(TASK DETAILS) Exclude images, then output the remaining data verbatim.

(DATA SHOWN)
········
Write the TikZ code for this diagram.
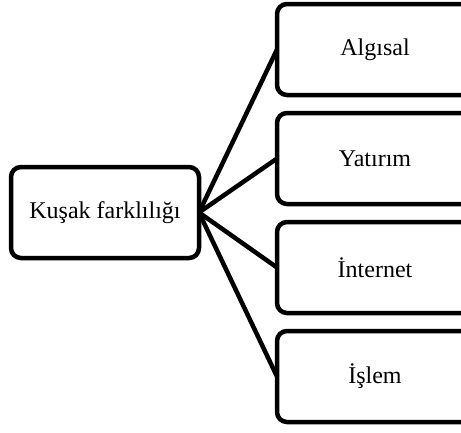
\documentclass[tikz,border=0pt]{standalone}
\usepackage{fontspec}
\setmainfont{Liberation Serif}
\usetikzlibrary{positioning}

\tikzset{kutu/.style={draw, line width=4.5pt, rounded corners=10pt, outer sep=0pt,
    font=\fontsize{24}{28}\selectfont},
  sol/.style={kutu, minimum width=188pt, minimum height=91pt},
  sag/.style={kutu, minimum width=196pt, minimum height=91pt},
  bag/.style={line width=4.5pt}}

\begin{document}
\begin{tikzpicture}[x=1pt, y=-1pt]
    \useasboundingbox (0,0) rectangle (461,432);
    % kutular
    \node[sol] (kusak) at (105,212.5) {Kuşak farklılığı};
    \node[sag] (algisal) at (375,49.5) {Algısal};
    \node[sag, below=18pt of algisal] (yatirim) {Yatırım};
    \node[sag, below=18pt of yatirim] (internet) {İnternet};
    \node[sag, below=18pt of internet] (islem) {İşlem};
    % baglantilar
    \foreach \n in {algisal, yatirim, internet, islem}
      \draw[bag] (kusak.east) -- (\n.west);
\end{tikzpicture}
\end{document}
········
(TASK RESULT)
Write the TikZ code for this diagram.
\documentclass[tikz,border=0pt]{standalone}
\usepackage{fontspec}
\setmainfont{Liberation Serif}
\usetikzlibrary{positioning}

\tikzset{kutu/.style={draw, line width=4.5pt, rounded corners=10pt, outer sep=0pt,
    font=\fontsize{24}{28}\selectfont},
  sol/.style={kutu, minimum width=188pt, minimum height=91pt},
  sag/.style={kutu, minimum width=196pt, minimum height=91pt},
  bag/.style={line width=4.5pt}}

\begin{document}
\begin{tikzpicture}[x=1pt, y=-1pt]
    \useasboundingbox (0,0) rectangle (461,432);
    % kutular
    \node[sol] (kusak) at (105,212.5) {Kuşak farklılığı};
    \node[sag] (algisal) at (375,49.5) {Algısal};
    \node[sag, below=18pt of algisal] (yatirim) {Yatırım};
    \node[sag, below=18pt of yatirim] (internet) {İnternet};
    \node[sag, below=18pt of internet] (islem) {İşlem};
    % baglantilar
    \foreach \n in {algisal, yatirim, internet, islem}
      \draw[bag] (kusak.east) -- (\n.west);
\end{tikzpicture}
\end{document}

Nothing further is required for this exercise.